- Historic Sites
Ordeal At Vella Lavella
June 1977 | Volume 28, Issue 4
COMSOPAC approved, and two tense days of waiting followed. Josselyn knew the Japanese were getting close to Chew, and his own group seemed to be living on borrowed time. He moved the camp every night. He shifted the teleradio after every message. He grew nervous, irritable, smoked incessantly. Bausewine’s men gladly smoked his butts, for they had the jitters too. Some jungle bird had a call just like the Helena general quarters alarm, and the men jumped every time it sounded off.
On the evening of the fifteenth, the party once again went to the beach. Most of them still had on the shreds of oil-soaked dungarees they had been wearing when they landed, but Bill Dupay was resplendent in the Japanese pilot’s uniform. The pilot, blindfolded and hands still tied behind his back, was guided along in his drawers—the fortunes of war.
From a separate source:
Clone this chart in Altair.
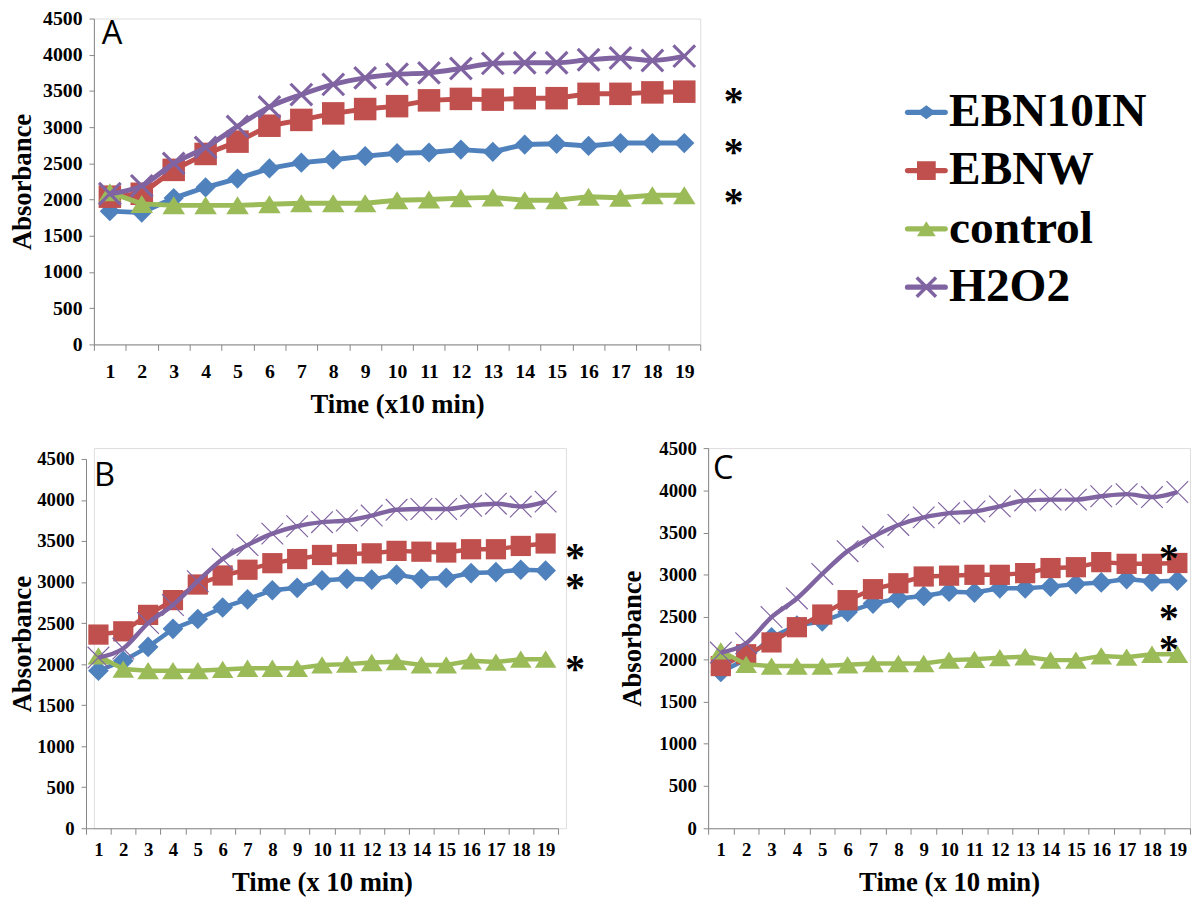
import altair as alt
import pandas as pd

# ---------------- data ----------------
time = list(range(1, 20))
series = ["EBN10IN", "EBNW", "control", "H2O2"]

h2o2 = [2080, 2190, 2500, 2720, 3010, 3280, 3450, 3590, 3680, 3730, 3750, 3810, 3880, 3890, 3890, 3930, 3955, 3920, 3980]
control = [2100, 1940, 1920, 1920, 1920, 1935, 1950, 1950, 1950, 1990, 2000, 2020, 2030, 1990, 1990, 2040, 2025, 2060, 2060]

ebn10in_A = [1840, 1820, 2020, 2170, 2290, 2430, 2510, 2550, 2600, 2640, 2650, 2690, 2660, 2760, 2770, 2740, 2780, 2780, 2780]
ebnw_A = [2040, 2080, 2410, 2630, 2800, 3020, 3100, 3190, 3250, 3290, 3370, 3390, 3380, 3400, 3400, 3460, 3460, 3480, 3490]

ebn10in_B = [1920, 2040, 2210, 2430, 2550, 2690, 2790, 2900, 2930, 3020, 3040, 3030, 3090, 3040, 3050, 3110, 3120, 3150, 3140]
ebnw_B = [2360, 2400, 2600, 2780, 2970, 3080, 3150, 3230, 3280, 3330, 3340, 3350, 3380, 3370, 3360, 3400, 3400, 3440, 3470]

ebn10in_C = [1850, 2000, 2260, 2400, 2450, 2560, 2660, 2720, 2750, 2800, 2790, 2840, 2840, 2860, 2890, 2910, 2950, 2920, 2930]
ebnw_C = [1920, 2060, 2200, 2380, 2530, 2700, 2830, 2900, 2980, 2990, 3000, 3000, 3020, 3080, 3090, 3150, 3130, 3130, 3140]

y_ticks = [0, 500, 1000, 1500, 2000, 2500, 3000, 3500, 4000, 4500]

panel_values = {
    "A": {"EBN10IN": ebn10in_A, "EBNW": ebnw_A, "control": control, "H2O2": h2o2},
    "B": {"EBN10IN": ebn10in_B, "EBNW": ebnw_B, "control": control, "H2O2": h2o2},
    "C": {"EBN10IN": ebn10in_C, "EBNW": ebnw_C, "control": control, "H2O2": h2o2},
}

# significance asterisks: (series, time point)
stars = {
    "A": [("EBNW", 19), ("EBN10IN", 19), ("control", 19)],
    "B": [("EBNW", 19), ("EBN10IN", 19), ("control", 19)],
    "C": [("EBNW", 18), ("EBN10IN", 18), ("control", 18)],
}

# ---------------- style ----------------
SERIF = "Liberation Serif"
SANS = "Open Sans"
AXIS_GRAY = "#868686"
colors = {"EBN10IN": "#4F81BD", "EBNW": "#C0504D", "control": "#9BBB59", "H2O2": "#8064A2"}
DIAMOND = "M0,-1L1,0L0,1L-1,0Z"
FLAT_DIAMOND = "M0,-0.75L1,0L0,0.75L-1,0Z"
TRIANGLE = "M0,-0.8L1,0.8L-1,0.8Z"
XSHAPE = "M-1,-1L1,1M-1,1L1,-1"
shapes = {"EBN10IN": DIAMOND, "EBNW": "square", "control": TRIANGLE, "H2O2": XSHAPE}
legend_shapes = {"EBN10IN": FLAT_DIAMOND, "EBNW": "square", "control": TRIANGLE, "H2O2": XSHAPE}

cfg = {
    "A": dict(width=614, height=330, xrange=[0, 614], yrange=[330, 0], yoffset=0,
              line=5, xstroke=3.2,
              sizes={"EBN10IN": 420, "EBNW": 520, "control": 520, "H2O2": 480},
              tick_font=20, title="Time (x10 min)", letter_x=8, letter_y=26,
              ytitle_pad=6, xlabel_pad=12, xtitle_pad=10,
              star_offsets=[(50, 23), (50, 22), (50, 20)]),
    "B": dict(width=478, height=385, xrange=[-8, 470], yrange=[385, 11], yoffset=8,
              line=4.5, xstroke=1.2,
              sizes={"EBN10IN": 440, "EBNW": 420, "control": 480, "H2O2": 480},
              tick_font=19, title="Time (x 10 min)", letter_x=0, letter_y=38,
              ytitle_pad=0, xlabel_pad=7, xtitle_pad=10,
              star_offsets=[(30, 27), (30, 30), (30, 23)]),
    "C": dict(width=488, height=385, xrange=[0, 488], yrange=[385, 0], yoffset=0,
              line=4.5, xstroke=1.2,
              sizes={"EBN10IN": 440, "EBNW": 420, "control": 480, "H2O2": 480},
              tick_font=19, title="Time (x 10 min)", letter_x=5, letter_y=31,
              ytitle_pad=12, xlabel_pad=7, xtitle_pad=10,
              star_offsets=[(17, 7), (17, 50), (17, 8)]),
}

STAR_FONT = 40


def panel(name):
    c = cfg[name]
    rows = []
    for s in series:
        for t, v in zip(time, panel_values[name][s]):
            rows.append({"time": t, "value": v, "series": s})
    df = pd.DataFrame(rows)

    x_enc = alt.X(
        "time:O",
        scale=alt.Scale(type="band", paddingInner=0, paddingOuter=0, range=c["xrange"]),
        axis=alt.Axis(
            title=c["title"], tickBand="extent", labelAngle=0,
            labelFont=SERIF, labelFontWeight="bold", labelFontSize=c["tick_font"],
            labelColor="black", labelPadding=c["xlabel_pad"],
            titleFont=SERIF, titleFontWeight="bold", titleFontSize=27,
            titleColor="black", titlePadding=c["xtitle_pad"],
            domainColor=AXIS_GRAY, tickColor=AXIS_GRAY, tickSize=6,
        ),
    )
    y_enc = alt.Y(
        "value:Q",
        scale=alt.Scale(domain=[0, 4500], nice=False, zero=True, range=c["yrange"]),
        axis=alt.Axis(
            title="Absorbance", values=y_ticks, grid=False, format="d",
            offset=c["yoffset"],
            labelFont=SERIF, labelFontWeight="bold", labelFontSize=c["tick_font"],
            labelColor="black", labelPadding=7,
            titleFont=SERIF, titleFontWeight="bold", titleFontSize=27,
            titleColor="black", titlePadding=c["ytitle_pad"],
            domainColor=AXIS_GRAY, tickColor=AXIS_GRAY, tickSize=5,
        ),
    )

    layers = []
    for s in series:
        base = alt.Chart(df).transform_filter(alt.datum.series == s)
        interp = "monotone" if s == "H2O2" else "linear"
        layers.append(
            base.mark_line(color=colors[s], strokeWidth=c["line"], interpolate=interp)
            .encode(x=x_enc, y=y_enc)
        )
        if s == "H2O2":
            pt = base.mark_point(shape=XSHAPE, filled=False, color=colors[s],
                                 strokeWidth=c["xstroke"], size=c["sizes"][s], opacity=1)
        else:
            pt = base.mark_point(shape=shapes[s], filled=True, color=colors[s],
                                 size=c["sizes"][s], opacity=1)
        layers.append(pt.encode(x=x_enc, y=y_enc))

    # asterisks
    for (s, t), (dx, dy) in zip(stars[name], c["star_offsets"]):
        v = panel_values[name][s][t - 1]
        sdf = pd.DataFrame({"time": [t], "value": [v], "label": ["*"]})
        layers.append(
            alt.Chart(sdf).mark_text(font=SERIF, fontWeight="bold", fontSize=STAR_FONT,
                                     color="black", dx=dx, dy=dy, baseline="alphabetic",
                                     align="center")
            .encode(x=x_enc, y=y_enc, text="label:N")
        )

    # panel letter
    ldf = pd.DataFrame({"label": [name]})
    layers.append(
        alt.Chart(ldf).mark_text(font=SANS, fontSize=33, color="black",
                                 align="left", baseline="alphabetic")
        .encode(x=alt.value(c["letter_x"]), y=alt.value(c["letter_y"]), text="label:N")
    )
    return alt.layer(*layers), c


# ---------------- panel A with legend ----------------
dataA, cA = panel("A")
leg_df = pd.DataFrame({"series": series, "row": list(range(len(series)))})
leg_y = alt.Y("row:Q", scale=alt.Scale(domain=[0, 3], range=[95, 272]), axis=None)
leg_layers = []
for s in series:
    base = alt.Chart(leg_df).transform_filter(alt.datum.series == s)
    leg_layers.append(
        base.mark_rule(color=colors[s], strokeWidth=5.5, strokeCap="round")
        .encode(x=alt.value(824), x2=alt.value(862), y=leg_y)
    )
    if s == "H2O2":
        pt = base.mark_point(shape=XSHAPE, filled=False, color=colors[s], strokeWidth=3.5,
                             size=380, opacity=1)
    else:
        pt = base.mark_point(shape=legend_shapes[s], filled=True, color=colors[s],
                             size=360, opacity=1)
    leg_layers.append(pt.encode(x=alt.value(843), y=leg_y))
leg_layers.append(
    alt.Chart(leg_df).mark_text(font=SERIF, fontWeight="bold", fontSize=48, color="black",
                                align="left", baseline="middle")
    .encode(x=alt.value(866), y=leg_y, text="series:N")
)
legend = alt.layer(*leg_layers)

panelA = alt.layer(dataA, legend).resolve_scale(y="independent").properties(
    width=cA["width"], height=cA["height"])

panelB, cB = panel("B")
panelB = panelB.properties(width=cB["width"], height=cB["height"])
panelC, cC = panel("C")
panelC = panelC.properties(width=cC["width"], height=cC["height"])

chart = alt.vconcat(
    panelA,
    alt.hconcat(panelB, panelC, spacing=33),
    spacing=20,
).properties(padding={"left": 0, "top": -6, "right": 0, "bottom": 0}).configure_view(
    stroke=None
).configure_axis(
    labelFont=SERIF, titleFont=SERIF
).configure(background="white")

chart.save("out.html", embed_options={"renderer": "svg", "actions": False})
Twelve miles down the coast, Jack Chew’s group was on the move too. With the strongest serving as stretcher-bearers for the sick and wounded, they left the camp at 3 P.M. —a time nicely calculated to get them to Lambu Lambu Cove just before dark. They were in no shape to travel at night, and the coastal plain was too exposed to wait there in broad daylight. Now added to the party were sixteen of the local Chinese—mostly Sam Chung and his relatives.
Kelly’s Irregulars screened the movement, taking position between the line of march and the nearest Japanese outpost. Behind them the evacuees plodded along, reaching the coast at dusk, just as planned. The spot selected for the rendezvous was not on the open sea, but at a former trading post dock a mile or so up the Lambu Lambu River. This was a broad estuary with several tricky turns, and Chew assigned Warren Boles, the old Marblehead sailor, to go out in a native canoe and pilot the rescuers in.
It was a far cry from cruising the New England coast. The canoe was paddled by a single native who couldn’t speak English and didn’t understand any instructions. There was a moon, but the shadows of the jungle hid the shoreline. The only channel markers were natives positioned in the water by “Bish” Silvester to mark each bend in the river. Boles longed for the days of neatly numbered “red nuns” as he tried to meet the challenge of picking out a black man in a black river on a black night.
Now they were off the mouth of the river, bobbing in the waters of The Slot. Here they waited and waited for some sign of the rescue ships. Once they heard the whine of destroyer blowers and vessels going by at high speed, then came a few flares and explosions. Japanese ships were apparently on the prowl, sniffing trouble. Then it was dark again, and the wait continued.
On shore Major Kelly also felt the strain of the long wait. Finally he slipped away from his defense line and consulted with Chew. If the ships didn’t come soon, it would be dawn, and they couldn’t risk staying here during the day. They began discussing the possibility of returning to camp.
Twelve miles up the coast at Paraso Bay, Bausewine’s group was to have a long night, too. The rescue was set for 2 A.M. on the sixteenth, and at midnight Josselyn pushed off in a large canoe to guide in the rescuers. With him went three natives and Bill Dupay, to help make contact. For the next two hours they bobbed up and down in the empty night a mile or so offshore. Then, toward 2 A.M. , they spotted the shadowy forms of several blacked-out ships approaching through the dark. There was no clue whether they were friend or foe, but Josselyn hopefully flashed a series of R ’s—the recognition signal.
On shore George Bausewine and the others restlessly waited as the hours ticked by. He hoped for the best, but he had always been fatalistic about the group’s chances. That Rear Admiral Kelly Turner, commander of the area’s amphibious forces, would send three thousand men in ten destroyers to rescue them was a thought that had never occurred to him.
From the start Kelly Turner was determined to rescue the Helena survivors on Vella Lavella. It was more than a matter of saving 165 good men; it was important to the whole Navy’s morale. As he explained, “It means a lot to know that if the worst happens and you get blown off your ship and washed ashore somewhere, the Navy isn’t going to forget you.”
But how to do the job? PBY’s, submarines, PT-boats—all the usual ways were out. They just couldn’t hold enough men. Ships were clearly the answer, and the destroyer-transports Dent and Waters seemed the best bet. Painted a mottled jungle green, these APD’s (as they were called) had the right size and speed, with crews specially trained in amphibious operations—and looking at it one way, this was just an amphibious operation in reverse.
Protecting the two APD’s was the problem. They were lightly armed, and this would be the Navy’s deepest penetration yet into enemy-controlled waters. The Japanese not only held Vella Lavella, but had airstrips on Bougainville and on Ballale Island, plus their anchorage in the Shortland Islands only sixty miles away.